Telemetry analysis came to mind recently while in technical discussion with my friends at CIX Software, located walking distance from my office at the Stevens Institute in Hoboken. I’ve had my eye on this small start-up company for the past year, not only because Sameer Malhotra and his team are so technically capable, but because they focus on advanced security analysis of the reams of telemetry that are generated from the business applications we all depend on every day.

Here is their correct observation: When a software application executes in a typical operating system environment, it leaves a reasonably predictable quantitative footprint during execution. This footprint is realized in memory usage, process management, size of executables, thread attributes, and many other indicators. CIX Software has, in fact, identified 115 different footprint categories in which to search for meaningful anomalies.

The motivation behind the CIX Software approach is that malware such as rootkits, which we all know cannot be easily identified by anti-malware tools, can only be reliably highlighted by focusing on lower-level run-time behaviors. And these behaviors can be best understood by analyzing the telemetry data generated during application execution and embedded into the run-time environment in the footprint categories referenced above.

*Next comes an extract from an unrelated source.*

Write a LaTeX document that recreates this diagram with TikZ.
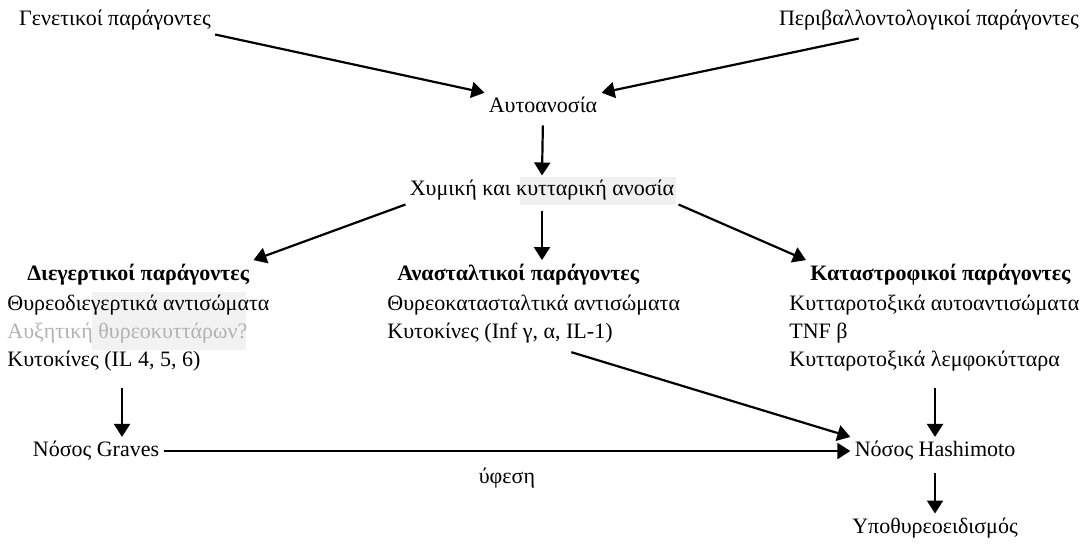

The CIX Software product, called Bushido, relies on a collection of software agents that are deployed into application run-time systems, which can be containers, virtual machines, or traditional operating systems. The agents report their run-time telemetry to a monitoring system that offers the cyber security team a view of any execution anomalies worth investigating. This provides advantages for several different groups in the enterprise:

Security compliance teams, for example, can benefit by establishing report-based dashboards that demonstrate the absence or presence of unexpected quantitative changes to the execution environment. While this is certainly not proof of absolute security, it offers good evidence beyond the usual signature-based detection, or process-oriented analysis of the development environment.

Dev/Ops teams can also benefit from the before-and-after telemetry measurements that can be made around updates or changes to applications. Having a more predictable model of how software modifications affect application execution will bring Dev/Ops closer to the cyber security community, and will help both groups establish a common framework for sharing functional requirements.

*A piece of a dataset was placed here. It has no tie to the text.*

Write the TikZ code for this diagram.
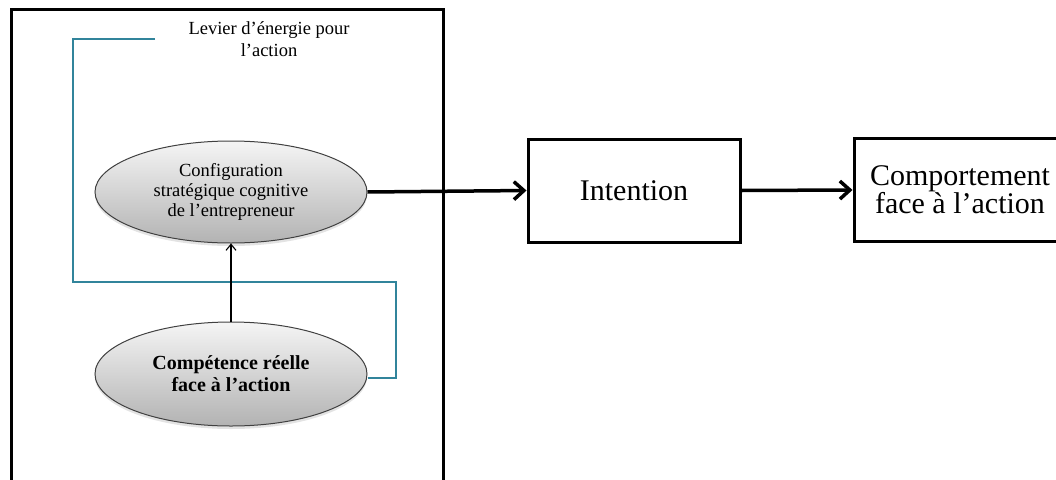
\documentclass[tikz,border=0pt]{standalone}
\usepackage{fontspec}
\setmainfont{Liberation Serif}
\usetikzlibrary{arrows.meta,shapes.geometric,shadows}
\definecolor{leverline}{RGB}{49,132,155}
\tikzset{
  frame/.style={draw=black, line width=3pt},
  bubble/.style={ellipse, draw=black!75, line width=1pt,
    minimum width=272pt, minimum height=102pt, inner sep=0pt,
    top color=black!4, bottom color=black!30,
    drop shadow={opacity=0.22, shadow xshift=0pt, shadow yshift=-3pt},
    align=center},
  stage/.style={draw=black, line width=3pt, minimum width=212pt,
    minimum height=103pt, inner sep=0pt, align=center},
  flow/.style={line width=3.5pt,
    -{Straight Barb[length=10pt,width=18pt,line width=3.5pt]}},
  link/.style={line width=1.1pt, -{Straight Barb[length=6pt,width=10pt]}},
  lever/.style={draw=leverline, line width=1.2pt},
}
\begin{document}
\begin{tikzpicture}[x=1pt,y=-1pt]
\useasboundingbox (0,0) rectangle (1056,479);
\clip (0,0) rectangle (1056,479);
% open-bottomed frame around the left group
\draw[frame] (11,9) rectangle (443,500);
\node[font=\fontsize{18.5}{22}\selectfont, align=center] (lbl) at (269,39)
  {Levier d'énergie pour\\l'action};
\coordinate (lv) at (155,39);
% the two ellipses
\node[bubble, font=\fontsize{18.5}{20}\selectfont] (cfg) at (231,192)
  {Configuration\\stratégique cognitive\\de l'entrepreneur};
\node[bubble, minimum height=104pt, font=\bfseries\fontsize{20}{22}\selectfont] (cmp) at (231,374)
  {Compétence réelle\\face à l'action};
% boxes on the right
\node[stage, font=\fontsize{30}{30}\selectfont] (int) at (634,190.5) {Intention};
\node[stage, font=\fontsize{30}{28}\selectfont] (beh) at (960,190) {Comportement\\face à l'action};
% lever loop
\draw[lever] (lv) -- (73,39) -- (73,282) -- (396,282) |- ([yshift=-4pt]cmp.east);
% connectors
\draw[link] (cmp.north) -- (cfg.south);
\draw[flow] (cfg.east) -- (int.west);
\draw[flow] (int.east) -- (beh.west);
\end{tikzpicture}
\end{document}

Hosting teams can benefit from the real-time alerts and notifications that come from possible advanced persistent threats (APTs) that can cause an application to produce unusual telemetry. In this sense, the approach is like an APT detection system for applications, but one that is based more on deviations from a profiled norm, than on any preconceived notions of what a specific APT might look like.

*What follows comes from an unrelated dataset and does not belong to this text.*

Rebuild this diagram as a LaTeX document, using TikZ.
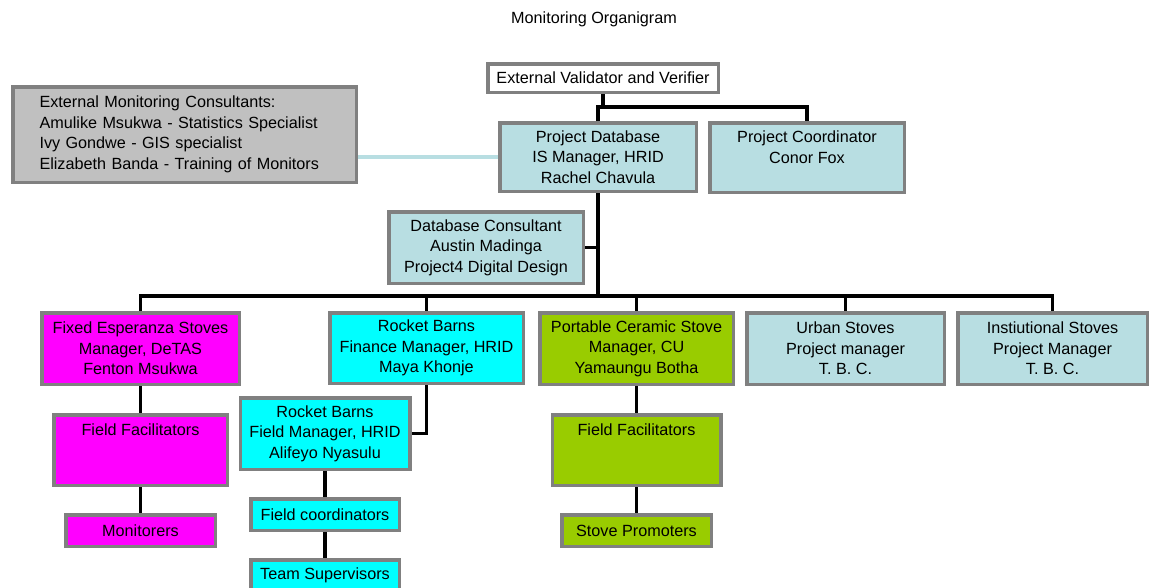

And finally, application users benefit in the understanding that the underlying software they use is being subjected to quantitative run-time analysis. One can imagine users having some defined visibility into the telemetry, perhaps as a confidence measure to increase trust that a given application has integrity. Cloud-hosted applications would benefit in this regard.

Obviously, the review of quantitative execution telemetry will have some challenges. Dealing with the myriad of telemetry seems particularly challenging, although CIX Software has gone to great lengths to include means for administrators to establish norms-based exceptions to reduce false positives. Other challenges include dealing with applications that are changed frequently, thus changing baseline measurements on an on-going basis.

Despite these challenges, it seems prudent to consider running a tool like this for your critical applications. Even if the software is installed in purely passive mode (which is recommended for initial deployment), you can gain a visibility into your applications previously unavailable. And who knows – perhaps if your other layers of defense fail in the presence of an APT, this technique might be the only thing that prevents real consequence.

I’d recommend that you have a look.